Your brain hates the idea of studying far more than it hates actually studying. The 2-minute rule exploits that gap — and once you start, the resistance disappears on its own.
The ritual is familiar. You sit down to study, then decide the desk needs to be tidier. Then you need a drink. Then you check your phone for just a second. Then it's 9pm and you've been "about to start" for two hours.
This is not a discipline problem. It's a starting problem. And starting is almost always the hardest part — not because studying is terrible, but because your brain has massively overestimated how unpleasant it will be. The mental resistance to beginning is always larger than the actual difficulty of doing the thing.
The 2-minute rule is designed specifically to bypass that resistance.
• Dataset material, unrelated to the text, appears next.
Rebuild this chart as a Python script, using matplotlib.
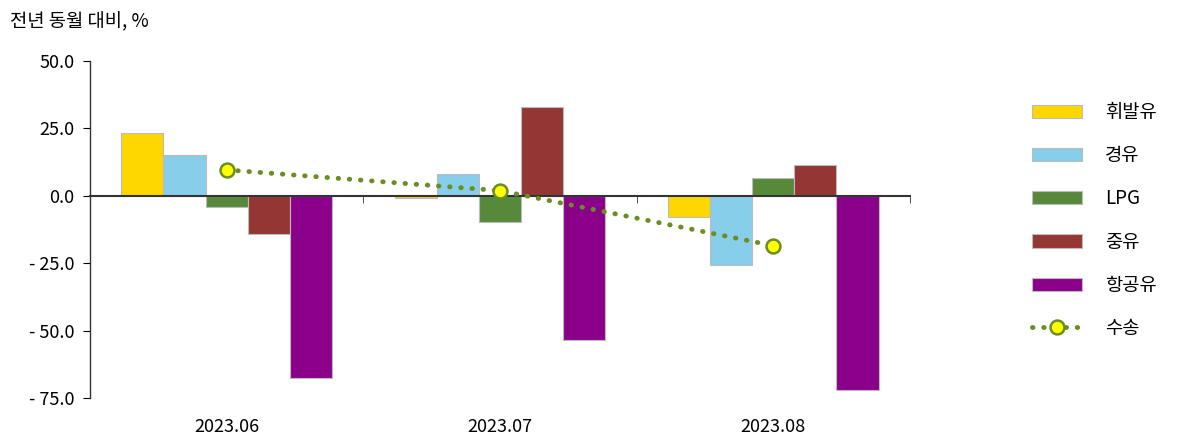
import matplotlib
matplotlib.use('Agg')
import matplotlib.pyplot as plt
import numpy as np
from matplotlib.patches import Patch
from matplotlib.lines import Line2D
from matplotlib.ticker import FuncFormatter

plt.rcParams['font.family'] = ['Noto Sans CJK KR', 'DejaVu Sans']

months = ['2023.06', '2023.07', '2023.08']
series = ['휘발유', '경유', 'LPG', '중유', '항공유']
gasoline = [23.4, -0.7, -7.8]
diesel = [15.2, 8.2, -25.6]
lpg = [-4.1, -9.6, 6.7]
heavy = [-14.1, 33.0, 11.5]
jet = [-67.5, -53.4, -72.0]
transport = [9.6, 1.9, -18.5]
yticks = [50, 25, 0, -25, -50, -75]

colors = ['#FFD700', '#87CEEB', '#568A3A', '#943634', '#8B008B']
values = [gasoline, diesel, lpg, heavy, jet]

fig = plt.figure(figsize=(11.98, 4.4), dpi=100)
ax = fig.add_axes([0.0751, 0.0955, 0.6845, 0.7659])

x = np.arange(len(months)) + 0.5
w = 0.154
for i, (vals, c) in enumerate(zip(values, colors)):
    ax.bar(x + (i - 2) * w, vals, width=w, color=c, edgecolor='#BBBBBB', linewidth=0.8, zorder=2)

ax.plot(x, transport, linestyle=(0, (0.1, 2.2)), dash_capstyle='round', linewidth=3.5,
        color='#6B8E23', marker='o', markersize=10, markerfacecolor='#FFFF00',
        markeredgecolor='#6B8E23', markeredgewidth=1.8, zorder=3)

ax.set_xlim(0, 3)
ax.set_ylim(-75, 50)
ax.set_yticks(yticks)
ax.yaxis.set_major_formatter(FuncFormatter(lambda v, p: f'- {abs(v):.1f}' if v < 0 else f'{v:.1f}'))
ax.tick_params(axis='y', direction='out', length=5, labelsize=13, pad=6)

for s in ['top', 'right']:
    ax.spines[s].set_visible(False)
ax.spines['left'].set_linewidth(1.0)
ax.spines['left'].set_color('#333333')
ax.spines['bottom'].set_position(('data', 0))
ax.spines['bottom'].set_linewidth(1.5)
ax.spines['bottom'].set_color('#333333')
ax.set_xticks([])
ax.set_xticks([1, 2, 3], minor=True)
ax.tick_params(axis='x', which='minor', direction='out', length=5, color='#333333')
ax.tick_params(axis='x', which='minor', labelbottom=False)

for xi, m in zip(x, months):
    ax.text(xi, -0.085, m, transform=ax.get_xaxis_transform(), ha='center', va='center', fontsize=13)

fig.text(0.008, 0.95, '전년 동월 대비, %', fontsize=13.5, ha='left', va='center')

handles = [Patch(facecolor=c, edgecolor='#BBBBBB', linewidth=0.8) for c in colors]
handles.append(Line2D([0], [0], linestyle=(0, (0.1, 2.2)), dash_capstyle='round', linewidth=3.5,
                      color='#6B8E23', marker='o', markersize=10, markerfacecolor='#FFFF00',
                      markeredgecolor='#6B8E23', markeredgewidth=1.8))
labels = series + ['수송']
fig.legend(handles, labels, loc='upper left', bbox_to_anchor=(0.847, 0.806), frameon=False,
           fontsize=13.5, handlelength=2.7, handleheight=0.7, handletextpad=1.2, labelspacing=1.18)

plt.savefig('out.png', dpi=100)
If a task takes less than two minutes to do, do it right now. Don't defer it, don't add it to a list, don't plan when you'll do it — just do it immediately.
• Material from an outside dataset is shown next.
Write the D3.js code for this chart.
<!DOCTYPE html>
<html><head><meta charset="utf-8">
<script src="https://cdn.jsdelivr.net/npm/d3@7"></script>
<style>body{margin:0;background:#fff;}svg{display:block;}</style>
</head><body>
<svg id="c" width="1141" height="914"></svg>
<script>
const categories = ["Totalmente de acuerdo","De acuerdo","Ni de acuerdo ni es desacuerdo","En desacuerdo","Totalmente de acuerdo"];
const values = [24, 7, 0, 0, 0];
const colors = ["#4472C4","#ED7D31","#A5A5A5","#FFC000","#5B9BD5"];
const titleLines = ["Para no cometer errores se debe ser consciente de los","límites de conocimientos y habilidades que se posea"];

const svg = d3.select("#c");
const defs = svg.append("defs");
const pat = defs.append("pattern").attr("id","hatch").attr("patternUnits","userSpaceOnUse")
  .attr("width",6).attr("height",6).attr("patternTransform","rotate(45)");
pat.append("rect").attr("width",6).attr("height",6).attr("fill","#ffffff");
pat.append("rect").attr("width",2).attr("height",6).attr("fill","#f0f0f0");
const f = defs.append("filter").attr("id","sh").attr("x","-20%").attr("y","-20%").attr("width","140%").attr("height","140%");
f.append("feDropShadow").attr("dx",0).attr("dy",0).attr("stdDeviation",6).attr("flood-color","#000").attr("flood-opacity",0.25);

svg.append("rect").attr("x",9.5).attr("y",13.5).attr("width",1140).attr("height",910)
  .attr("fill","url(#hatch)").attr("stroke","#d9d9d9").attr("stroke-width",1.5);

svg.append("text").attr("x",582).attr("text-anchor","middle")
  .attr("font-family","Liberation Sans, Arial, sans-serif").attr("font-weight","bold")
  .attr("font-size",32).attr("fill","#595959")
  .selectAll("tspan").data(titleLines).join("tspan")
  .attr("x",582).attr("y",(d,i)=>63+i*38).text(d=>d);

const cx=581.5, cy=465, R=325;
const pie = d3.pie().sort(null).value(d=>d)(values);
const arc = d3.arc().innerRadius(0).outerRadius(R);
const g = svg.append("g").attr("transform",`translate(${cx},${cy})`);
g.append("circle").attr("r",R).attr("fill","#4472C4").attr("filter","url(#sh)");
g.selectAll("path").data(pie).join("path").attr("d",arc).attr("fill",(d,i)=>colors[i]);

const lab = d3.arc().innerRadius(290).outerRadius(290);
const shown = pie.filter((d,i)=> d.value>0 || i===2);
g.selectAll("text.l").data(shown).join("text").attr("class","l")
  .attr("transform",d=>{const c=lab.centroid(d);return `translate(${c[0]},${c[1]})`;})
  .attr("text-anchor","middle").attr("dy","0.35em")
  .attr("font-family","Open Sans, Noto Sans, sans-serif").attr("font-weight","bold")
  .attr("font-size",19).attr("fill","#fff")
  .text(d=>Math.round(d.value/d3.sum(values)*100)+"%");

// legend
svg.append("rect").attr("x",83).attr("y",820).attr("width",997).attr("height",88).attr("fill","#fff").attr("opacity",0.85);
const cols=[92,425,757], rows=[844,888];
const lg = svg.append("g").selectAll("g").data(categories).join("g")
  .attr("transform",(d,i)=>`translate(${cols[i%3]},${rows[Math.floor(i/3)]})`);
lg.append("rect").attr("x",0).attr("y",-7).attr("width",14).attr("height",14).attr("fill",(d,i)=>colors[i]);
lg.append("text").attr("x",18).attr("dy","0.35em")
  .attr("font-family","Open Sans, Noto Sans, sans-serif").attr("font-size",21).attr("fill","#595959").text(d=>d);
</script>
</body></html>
For studying, the application is slightly different: break your task down until you find a version that takes less than two minutes to start. Not complete — start. Write one dot point. Look up one definition. Re-read one paragraph. Open the document and type the essay title.
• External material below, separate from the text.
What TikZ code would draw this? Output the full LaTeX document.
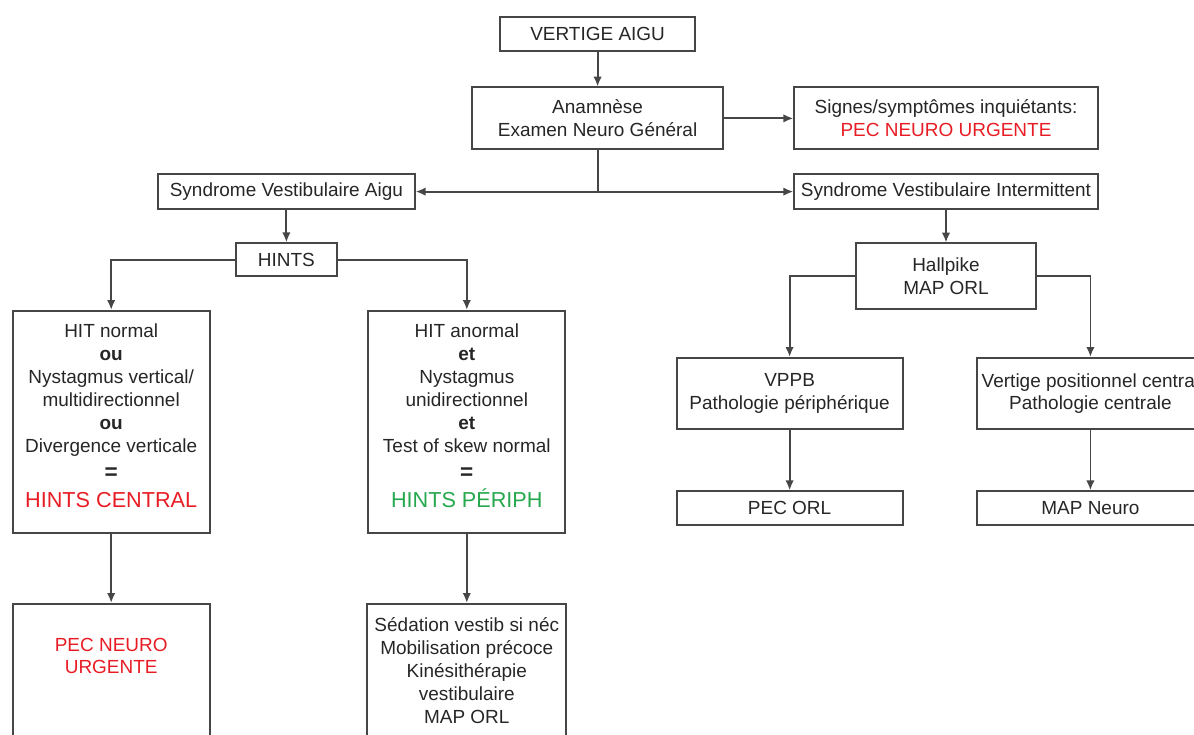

The goal is simply to begin. Two minutes of action is enough to cross the threshold from "thinking about starting" to "actually working."
Once you begin, your brain stops overthinking and shifts into task mode. The neurological friction of starting dissolves the moment you're in motion. Suddenly you've written three paragraphs. You've solved two problems. The thing that felt enormous before you started now just feels like work.
Your brain hates the idea of studying way more than it hates actually doing it. So you trick yourself into starting with something so small it feels stupid to say no.
When you're stuck, don't ask yourself "when will I study?" — ask "what is the smallest possible thing I could do right now?" Write one definition. Underline one quote. Copy the first question onto your page. Open your notes to the right topic.
The task you choose doesn't need to be impressive. It needs to be undeniably easy to start. That's the entire point.
The 2-minute rule isn't a cure for procrastination. It won't transform a chronic avoider overnight, and there will still be days when even a tiny starting task feels impossible. But on the vast majority of days — the ones where you're just vaguely avoiding things without a strong reason — this approach works. It lowers the activation energy required to begin, and once you're in motion, the session carries itself.